|No dreams allowed?|
(Image from Fibonnaci,
I don't have a lot of patience for people who criticize the dreams of others to begin with - after all, dreams are personal and usually have nothing to do with the person disparaging them - but it can be especially frustrating when the person who wants to tell you why you're nuts is someone you care about. When someone I meet in passing thinks I'm crazy for wanting to visit Rwanda, Thailand or Antarctica, it's easy to shrug it off, smile and say "to each her own." But when people I love are adamant that I shouldn't travel to certain places, or that I shouldn't travel alone so much, it hurts on multiple levels: that they don't think I can keep myself safe, that they're more concerned about their own preconceptions about a region than they are about my desire to connect with the people and the history there, and that they're so set on talking me out of going that they won't let me share my excitement about the possibilities ahead of me.
|Alone in a new city (Prague) - and loving it!|
Be happy for me.
It's even more frustrating when the criticism comes from people who love to travel themselves and are no strangers to venturing off the beaten path. I'd love to hear about their experiences in places similar to the ones I want to visit and compare notes on the best seasons to go, great local guides and foods or activities not to be missed, but instead I'm treated to a lengthy monologue about why I should avoid certain countries, cities or even entire regions of the world. I'm left to conclude that they don't think I deserve the same right to choose my own path that they've enjoyed, that they think I'm incapable of taking care of myself or that they think because I often travel solo, I'd be better off staying home.

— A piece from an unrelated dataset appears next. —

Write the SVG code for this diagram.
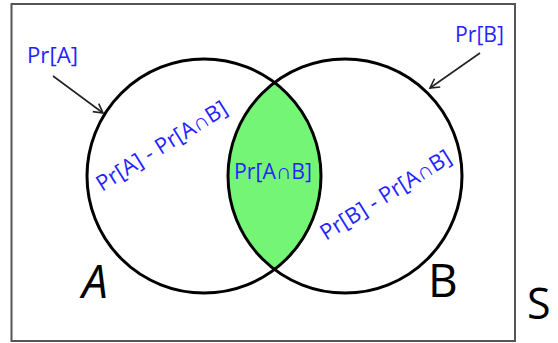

Arguments about travel don't benefit anyone, so my new plan is this: I'm still happy to talk to anyone who will listen about my travel plans, but I'm keeping a mental list of people who really don't want to hear about my plans to venture off the beaten path (or even to explore slightly-less-well-trod sections of it). That way, I'll remember who's more interested in telling me why I shouldn't go than in being excited about my travels, and I can steer any travel-related conversation to areas and activities I know they're comfortable with. I'm happy to hear recommendations for great reefs to snorkel or dive, challenging hikes to take and beautiful beaches to explore, and I certainly don't mind someone expressing concern for me once in a while, but I'm not interested in being told repeatedly why I shouldn't go to a particular country or in having my dreams excoriated - especially by people who aren't really interested in hearing about them anyway.
So from now on, I'll be focusing on planning my adventures, sharing them with the people I care about who want to hear about them and avoiding the headache - on both sides - of arguing about specific pieces of my plans with those who don't. Knowing that list of people is necessary hurts, but it will help keep things less frustrating for everyone, and will let me keep my eye on the ball rather than being distracted by arguments that leave everyone involved distressed. And knowing that the people not on that list support my dreams - and sometimes share them! - and will be happy to get a postcard saying I'm having a great time, no matter where it's from, never fails to make me smile.
What are your tricks for dealing with people who argue with your dreams?